Inkscape and Gimp take the spotlight
A few days ago I decided to start make an official break with Adobe in my personal life and work in open source software and other alternatives. I haven’t quit cold turkey. I left myself an Adobe parachute just in case I need it. It’s definitely risk-aversion.
Instead of deleting the Adobe Suite from all my computers, I took the Adobe programs out of my dock and switched the default for opening images. It’s a first step on a long road of freedom.
My first experience
On Sunday, I created an illustration for a friend’s project. The beginning of the process was very familiar and comfortable to me. I started the sketch in ArtRage on my iPad. When I was done with the sketch, I transferred the file to my Mac and used the desktop version of Artrage to clean up and ink the illustration.
As I’ve done for many other illustrations, I brought the final drawing into Inkscape and autotraced the image. Inkscape does an amazing job keeping the original integrity raster images and I’ve preferred Inkscape’s autotrace over Illustrator’s live trace for some time.
Committing to Inkscape
In the past, after I would finish tracing the image, I would bring the SVG file into Illustrator to fill the illustration with the bucket tool. After the initial color would be fleshed out, I would start adding complexity with multiple fills using the appearance palette. You can see how I did this step-by-step in one of my earlier blog posts.
Saying goodbye to Illustrator means saying goodbye to the appearance palette. There’s not appearance palette in Inkscape and I have to say that I’ll miss it, but I’m ready to figure out a new work flow.
Navigating new software options can be exciting and frustrating at the same time. It takes a lot of patience and perseverance to make major changes in your toolset. Here are some things I discovered and learned.

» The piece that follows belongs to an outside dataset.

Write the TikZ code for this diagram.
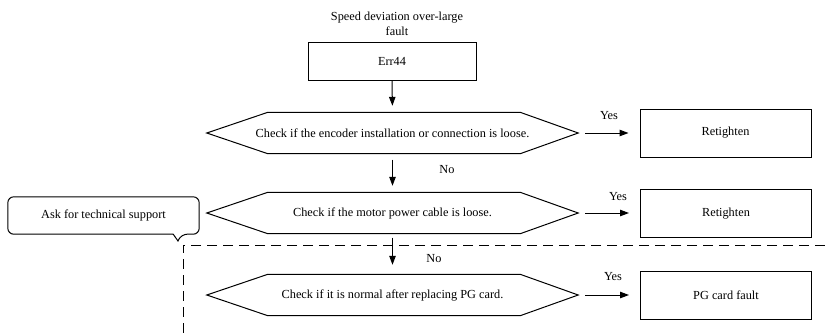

Paste in place doesn’t work as intended in Inkscape for the Mac
Paste in place works great on my Linux laptop but I had real problems trying to get it to work on the Mac. To work around it, I would just duplicate the layer and deleted the shapes that I didn’t need. Hopefully this is an easily fixed error.
Inkscape did not work with my Yiynova tablet.

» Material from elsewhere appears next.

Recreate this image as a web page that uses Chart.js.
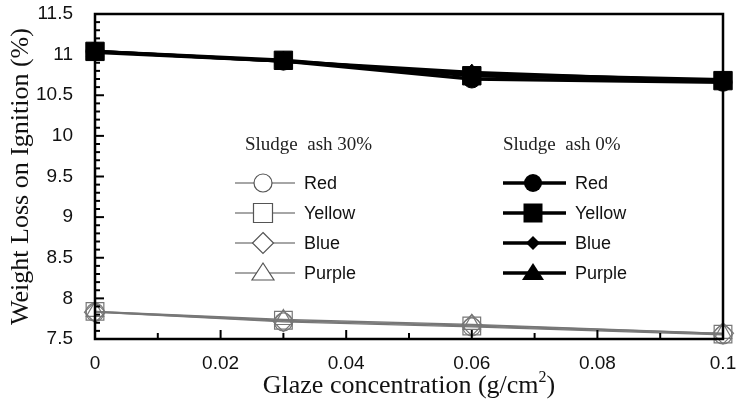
<!DOCTYPE html>
<html>
<head>
<meta charset="utf-8">
<script src="https://cdn.jsdelivr.net/npm/chart.js@4/dist/chart.umd.min.js"></script>
<style>
  html, body { margin: 0; padding: 0; background: #fff; }
  #wrap { width: 737px; height: 402px; }
</style>
</head>
<body>
<div id="wrap"><canvas id="chart"></canvas></div>
<script>
// glaze concentration (g/cm2)
const glaze = [0, 0.03, 0.06, 0.1];

// sludge ash 30%
const ash30Red = [7.83, 7.71, 7.65, 7.55];
const ash30Yellow = [7.84, 7.73, 7.66, 7.56];
const ash30Blue = [7.83, 7.72, 7.67, 7.57];
const ash30Purple = [7.84, 7.74, 7.68, 7.57];

// sludge ash 0%
const ash0Red = [11.04, 10.92, 10.70, 10.66];
const ash0Yellow = [11.04, 10.93, 10.74, 10.68];
const ash0Blue = [11.03, 10.92, 10.78, 10.67];
const ash0Purple = [11.04, 10.92, 10.76, 10.69];

const colorNames = ['Red', 'Yellow', 'Blue', 'Purple'];
const markers = ['circle', 'rect', 'rectRot', 'triangle'];

const SANS = '"Liberation Sans", Arial, sans-serif';
const SERIF = '"Liberation Serif", "Times New Roman", serif';

// chart.js radius per marker (rect side = 1.41 * r)
const openRadius = { circle: 9, rect: 12.5, rectRot: 10.5, triangle: 10 };
const filledRadius = { circle: 9, rect: 13, rectRot: 8, triangle: 10 };

function toPoints(values) {
    return glaze.map((g, i) => ({ x: g, y: values[i] }))
}

function openSeries(label, values, marker) {
    return {
        label: label,
        data: toPoints(values),
        borderColor: '#777',
        borderWidth: 1.3,
        backgroundColor: 'rgba(255,255,255,0)',
        pointStyle: marker,
        pointRadius: openRadius[marker],
        pointBorderColor: '#777',
        pointBorderWidth: 1.2,
        pointBackgroundColor: 'rgba(255,255,255,0)',
        tension: 0,
        clip: false,
        order: 2,
        group: 'ash30'
    }
}

function filledSeries(label, values, marker) {
    return {
        label: label,
        data: toPoints(values),
        borderColor: '#000',
        borderWidth: 3.5,
        backgroundColor: '#000',
        pointStyle: marker,
        pointRadius: filledRadius[marker],
        pointBorderColor: '#000',
        pointBorderWidth: 1,
        pointBackgroundColor: '#000',
        tension: 0,
        clip: false,
        order: marker == 'rect' ? 0 : 1,
        group: 'ash0'
    }
}

const ash30 = [ash30Red, ash30Yellow, ash30Blue, ash30Purple];
const ash0 = [ash0Red, ash0Yellow, ash0Blue, ash0Purple];

const datasets = [];
ash30.forEach((v, i) => datasets.push(openSeries(colorNames[i], v, markers[i])));
ash0.forEach((v, i) => datasets.push(filledSeries(colorNames[i], v, markers[i])));

// marker drawing for the legend
function drawMarker(ctx, style, x, y, r, filled) {
    ctx.beginPath();
    if (style == 'circle') {
        ctx.arc(x, y, r, 0, Math.PI * 2);
    } else if (style == 'rect') {
        ctx.rect(x - r, y - r, r * 2, r * 2);
    } else if (style == 'rectRot') {
        ctx.moveTo(x, y - r);
        ctx.lineTo(x + r, y);
        ctx.lineTo(x, y + r);
        ctx.lineTo(x - r, y);
        ctx.closePath();
    } else if (style == 'triangle') {
        ctx.moveTo(x, y - r);
        ctx.lineTo(x + r * 1.1, y + r * 0.7);
        ctx.lineTo(x - r * 1.1, y + r * 0.7);
        ctx.closePath();
    }
    if (filled) {
        ctx.fillStyle = '#000';
        ctx.fill();
    } else {
        ctx.fillStyle = '#fff';
        ctx.fill();
        ctx.stroke();
    }
}

const frameAndLegend = {
    id: 'frameAndLegend',
    afterDraw(chart) {
        const ctx = chart.ctx;
        const a = chart.chartArea;
        const xs = chart.scales.x;
        const ys = chart.scales.y;
        ctx.save();

        // box
        ctx.strokeStyle = '#000';
        ctx.lineWidth = 2.5;
        ctx.strokeRect(a.left, a.top, a.right - a.left, a.bottom - a.top);

        // inward ticks on y axis
        ctx.lineWidth = 2;
        for (let i = 0; i <= 40; i++) {
            const v = 7.5 + i * 0.1;
            const py = ys.getPixelForValue(v);
            const len = (i % 5 == 0) ? 9 : 5;
            ctx.beginPath();
            ctx.moveTo(a.left, py);
            ctx.lineTo(a.left + len, py);
            ctx.stroke();
        }
        // inward ticks on x axis
        for (let i = 0; i <= 10; i++) {
            const v = i * 0.01;
            const px = xs.getPixelForValue(v);
            const len = (i % 2 == 0) ? 9 : 6;
            ctx.beginPath();
            ctx.moveTo(px, a.bottom);
            ctx.lineTo(px, a.bottom - len);
            ctx.stroke();
        }

        // x title with a real superscript
        const base = 'Glaze concentration (g/cm';
        ctx.fillStyle = '#111';
        ctx.textBaseline = 'alphabetic';
        ctx.textAlign = 'left';
        ctx.font = '26px ' + SERIF;
        const w1 = ctx.measureText(base).width;
        ctx.font = '16px ' + SERIF;
        const w2 = ctx.measureText('2').width;
        ctx.font = '26px ' + SERIF;
        const w3 = ctx.measureText(')').width;
        let tx = (a.left + a.right) / 2 - (w1 + w2 + w3) / 2;
        const ty = 393;
        ctx.fillText(base, tx, ty);
        ctx.font = '16px ' + SERIF;
        ctx.fillText('2', tx + w1, ty - 11);
        ctx.font = '26px ' + SERIF;
        ctx.fillText(')', tx + w1 + w2, ty);

        // legend, two columns
        const cols = [
            { title: 'Sludge  ash 30%', group: 'ash30', titleX: 245, lineX0: 235, lineX1: 295, markX: 263, textX: 304 },
            { title: 'Sludge  ash 0%', group: 'ash0', titleX: 503, lineX0: 503, lineX1: 566, markX: 533, textX: 575 }
        ];
        const rows = [183, 213, 243, 273];
        cols.forEach(col => {
            ctx.fillStyle = '#222';
            ctx.font = '19px ' + SERIF;
            ctx.textBaseline = 'middle';
            ctx.textAlign = 'left';
            ctx.fillText(col.title, col.titleX, 145);

            const sets = chart.data.datasets.filter(d => d.group == col.group);
            sets.forEach((d, i) => {
                const y = rows[i];
                const filled = col.group == 'ash0';
                ctx.strokeStyle = filled ? '#000' : '#888';
                ctx.lineWidth = filled ? 3.5 : 1.3;
                ctx.beginPath();
                ctx.moveTo(col.lineX0, y);
                ctx.lineTo(col.lineX1, y);
                ctx.stroke();
                ctx.lineWidth = 1.2;
                ctx.strokeStyle = filled ? '#000' : '#555';
                let r = 9;
                if (d.pointStyle == 'rect') r = 9.5;
                if (d.pointStyle == 'rectRot') r = filled ? 7 : 10.5;
                if (d.pointStyle == 'triangle') r = 10;
                drawMarker(ctx, d.pointStyle, col.markX, y, r, filled);
                ctx.fillStyle = '#111';
                ctx.font = '18px ' + SANS;
                ctx.fillText(d.label, col.textX, y + 1);
            });
        });
        ctx.restore();
    }
};

new Chart(document.getElementById('chart').getContext('2d'), {
    type: 'line',
    data: { datasets: datasets },
    options: {
        responsive: true,
        maintainAspectRatio: false,
        animation: false,
        layout: { padding: { left: 0, right: 14, top: 12, bottom: 0 } },
        plugins: {
            legend: { display: false },
            tooltip: { enabled: false }
        },
        scales: {
            x: {
                type: 'linear',
                min: 0,
                max: 0.1,
                grid: { display: false },
                border: { display: false },
                ticks: {
                    stepSize: 0.02,
                    color: '#111',
                    padding: 5,
                    font: { family: SANS, size: 19 },
                    maxRotation: 0,
                    callback: v => String(+v.toFixed(2))
                },
                afterFit(scale) {
                    scale.height = 63;
                    scale.paddingLeft = 0;
                    scale.paddingRight = 0;
                }
            },
            y: {
                min: 7.5,
                max: 11.5,
                grid: { display: false },
                border: { display: false },
                ticks: {
                    stepSize: 0.5,
                    color: '#111',
                    padding: 14,
                    font: { family: SANS, size: 19 },
                    callback: v => String(+v.toFixed(1))
                },
                title: {
                    display: true,
                    text: 'Weight Loss on Ignition (%)',
                    color: '#111',
                    font: { family: SERIF, size: 26 },
                    padding: { top: 6, bottom: 0 }
                },
                afterFit(scale) {
                    scale.width = 95;
                    scale.paddingTop = 0;
                    scale.paddingBottom = 0;
                }
            }
        }
    },
    plugins: [frameAndLegend]
});
</script>
</body>
</html>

When I tried to work on my Yiynova tablet monitor (similar to a Wacom Cintiq), I wasn’t able to access any dialog boxes that would open up in it’s own window. Dialog boxes like document properties or autotrace would not pop up. When I disconnected the tablet monitor and used the Imac screen, the pop ups returned.
ZOOM IN when using the Inkscape paint bucket tool
I’ve tried using the paint bucket tool in the past and was disappointing. The results have always been sloppy. Yesterday I googled how to use the tool because I thought there was something that I was missing. It turns out that there is a trick. Zoom in very close to get the most accurate fill shape with the tool. If you are completely zoomed out, it turns out that you get bad results. I found this out watching a video by CleverSomeday.

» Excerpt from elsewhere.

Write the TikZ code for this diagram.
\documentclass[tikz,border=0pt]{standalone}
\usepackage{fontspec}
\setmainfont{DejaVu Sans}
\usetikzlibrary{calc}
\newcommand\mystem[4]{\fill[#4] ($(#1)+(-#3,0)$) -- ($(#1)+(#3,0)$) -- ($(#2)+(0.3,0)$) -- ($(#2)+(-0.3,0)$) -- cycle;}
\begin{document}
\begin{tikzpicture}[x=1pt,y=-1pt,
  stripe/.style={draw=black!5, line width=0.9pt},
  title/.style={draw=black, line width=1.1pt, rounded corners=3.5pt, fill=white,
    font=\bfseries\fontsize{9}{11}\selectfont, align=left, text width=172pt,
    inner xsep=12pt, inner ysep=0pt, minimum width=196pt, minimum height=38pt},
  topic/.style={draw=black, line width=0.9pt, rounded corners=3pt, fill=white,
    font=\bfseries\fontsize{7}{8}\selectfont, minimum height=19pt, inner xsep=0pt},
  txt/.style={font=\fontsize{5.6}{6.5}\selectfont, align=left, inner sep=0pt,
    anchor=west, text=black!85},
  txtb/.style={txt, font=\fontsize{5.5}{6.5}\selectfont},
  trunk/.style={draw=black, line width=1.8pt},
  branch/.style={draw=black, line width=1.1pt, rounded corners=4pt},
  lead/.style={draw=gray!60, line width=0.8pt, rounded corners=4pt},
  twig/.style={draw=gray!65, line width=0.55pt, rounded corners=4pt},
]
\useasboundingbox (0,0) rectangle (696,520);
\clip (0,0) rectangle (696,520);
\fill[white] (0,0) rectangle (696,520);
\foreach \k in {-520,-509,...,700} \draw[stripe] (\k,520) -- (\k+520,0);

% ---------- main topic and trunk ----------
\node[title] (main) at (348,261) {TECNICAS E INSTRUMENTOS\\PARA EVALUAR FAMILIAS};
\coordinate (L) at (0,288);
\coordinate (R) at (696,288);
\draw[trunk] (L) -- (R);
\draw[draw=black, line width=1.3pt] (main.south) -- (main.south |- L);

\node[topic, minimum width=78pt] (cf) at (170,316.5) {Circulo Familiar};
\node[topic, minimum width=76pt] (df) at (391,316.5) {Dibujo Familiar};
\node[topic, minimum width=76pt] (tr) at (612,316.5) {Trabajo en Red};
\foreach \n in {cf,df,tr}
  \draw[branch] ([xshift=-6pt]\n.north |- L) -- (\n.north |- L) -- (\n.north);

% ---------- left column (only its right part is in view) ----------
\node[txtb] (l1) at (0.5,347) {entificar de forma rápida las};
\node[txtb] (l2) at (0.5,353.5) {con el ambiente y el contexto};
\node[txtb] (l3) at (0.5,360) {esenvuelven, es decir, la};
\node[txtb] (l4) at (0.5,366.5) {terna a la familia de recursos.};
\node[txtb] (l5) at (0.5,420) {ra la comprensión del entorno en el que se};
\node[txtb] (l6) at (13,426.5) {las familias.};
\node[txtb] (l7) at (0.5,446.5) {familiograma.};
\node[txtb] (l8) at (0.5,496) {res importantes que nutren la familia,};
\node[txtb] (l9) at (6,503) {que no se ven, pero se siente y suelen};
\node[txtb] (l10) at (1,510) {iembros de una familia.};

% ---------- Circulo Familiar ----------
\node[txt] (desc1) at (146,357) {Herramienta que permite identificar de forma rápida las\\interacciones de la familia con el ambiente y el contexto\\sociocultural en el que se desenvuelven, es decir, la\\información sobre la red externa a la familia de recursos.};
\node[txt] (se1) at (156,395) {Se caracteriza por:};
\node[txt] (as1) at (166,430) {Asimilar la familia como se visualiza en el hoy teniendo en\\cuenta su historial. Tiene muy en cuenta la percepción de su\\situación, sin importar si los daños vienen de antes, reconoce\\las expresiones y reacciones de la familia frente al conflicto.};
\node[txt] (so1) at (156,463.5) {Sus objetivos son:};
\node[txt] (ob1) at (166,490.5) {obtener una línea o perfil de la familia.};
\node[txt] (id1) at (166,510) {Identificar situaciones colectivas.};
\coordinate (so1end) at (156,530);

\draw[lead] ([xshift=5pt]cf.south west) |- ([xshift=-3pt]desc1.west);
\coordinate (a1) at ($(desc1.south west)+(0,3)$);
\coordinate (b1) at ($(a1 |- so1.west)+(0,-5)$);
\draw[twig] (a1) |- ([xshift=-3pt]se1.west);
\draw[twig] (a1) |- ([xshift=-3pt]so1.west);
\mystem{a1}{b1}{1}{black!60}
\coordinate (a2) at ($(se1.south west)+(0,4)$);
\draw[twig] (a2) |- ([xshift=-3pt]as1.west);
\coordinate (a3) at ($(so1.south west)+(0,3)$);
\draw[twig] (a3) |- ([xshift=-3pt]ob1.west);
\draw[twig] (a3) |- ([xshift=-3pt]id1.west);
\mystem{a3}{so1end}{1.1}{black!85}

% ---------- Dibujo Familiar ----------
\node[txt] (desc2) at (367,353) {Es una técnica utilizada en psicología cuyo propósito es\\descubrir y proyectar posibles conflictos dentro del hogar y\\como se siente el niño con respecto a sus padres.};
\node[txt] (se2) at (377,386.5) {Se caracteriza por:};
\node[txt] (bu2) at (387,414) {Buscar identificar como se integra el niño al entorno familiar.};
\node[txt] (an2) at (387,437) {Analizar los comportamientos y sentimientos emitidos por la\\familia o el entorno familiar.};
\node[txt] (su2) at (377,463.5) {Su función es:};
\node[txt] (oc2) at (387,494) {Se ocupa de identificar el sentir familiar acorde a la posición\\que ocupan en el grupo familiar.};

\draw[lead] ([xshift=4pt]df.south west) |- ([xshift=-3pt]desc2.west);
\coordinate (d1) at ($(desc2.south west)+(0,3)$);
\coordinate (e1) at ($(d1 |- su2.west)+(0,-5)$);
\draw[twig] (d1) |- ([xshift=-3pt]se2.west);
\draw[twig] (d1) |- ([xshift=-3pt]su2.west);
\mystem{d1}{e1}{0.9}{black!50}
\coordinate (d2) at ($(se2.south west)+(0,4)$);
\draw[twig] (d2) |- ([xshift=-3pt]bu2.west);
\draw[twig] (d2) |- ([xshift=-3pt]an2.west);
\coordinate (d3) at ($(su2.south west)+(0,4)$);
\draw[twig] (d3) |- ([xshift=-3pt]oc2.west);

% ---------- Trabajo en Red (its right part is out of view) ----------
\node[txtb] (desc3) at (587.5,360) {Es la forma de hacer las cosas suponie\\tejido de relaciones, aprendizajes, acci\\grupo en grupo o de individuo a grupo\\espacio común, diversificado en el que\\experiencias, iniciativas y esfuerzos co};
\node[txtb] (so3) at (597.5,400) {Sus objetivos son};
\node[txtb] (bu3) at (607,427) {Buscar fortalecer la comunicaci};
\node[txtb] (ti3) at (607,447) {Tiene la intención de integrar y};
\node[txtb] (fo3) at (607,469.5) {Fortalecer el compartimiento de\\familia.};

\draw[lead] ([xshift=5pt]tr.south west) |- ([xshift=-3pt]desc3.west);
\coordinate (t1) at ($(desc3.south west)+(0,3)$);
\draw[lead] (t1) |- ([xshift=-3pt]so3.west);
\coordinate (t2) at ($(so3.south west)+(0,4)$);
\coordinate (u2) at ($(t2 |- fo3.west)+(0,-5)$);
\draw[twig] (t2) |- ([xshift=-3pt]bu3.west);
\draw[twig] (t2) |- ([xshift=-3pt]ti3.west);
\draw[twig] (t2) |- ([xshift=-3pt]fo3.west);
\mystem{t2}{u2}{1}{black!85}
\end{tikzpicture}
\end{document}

Select same fill, outline, etc., is a little hidden in Inkscape but it’s there.
This is a feature that I used often in Illustrator. Selecting multiple shapes with the same fill or outline is essential for editing complex vector graphics. In Inkscape you’ll need to open up the xml editor located in the edit menu. Select one of the shapes you want to edit. Notice that the shape’s style has the fill color, outline color, and outline stroke. Select that the style element you want and open the find dialogue box also located in the edit menu. Paste style in the style area and the other objects on the screen with that style will be selected.
Keeping it simple
Overall, I didn’t try to overdo it on my first time out with Inkscape and Gimp. I just used Gimp to resize the final image. I still have a lot to learn, but this is definitely a start!
I love this illustration it is beautiful!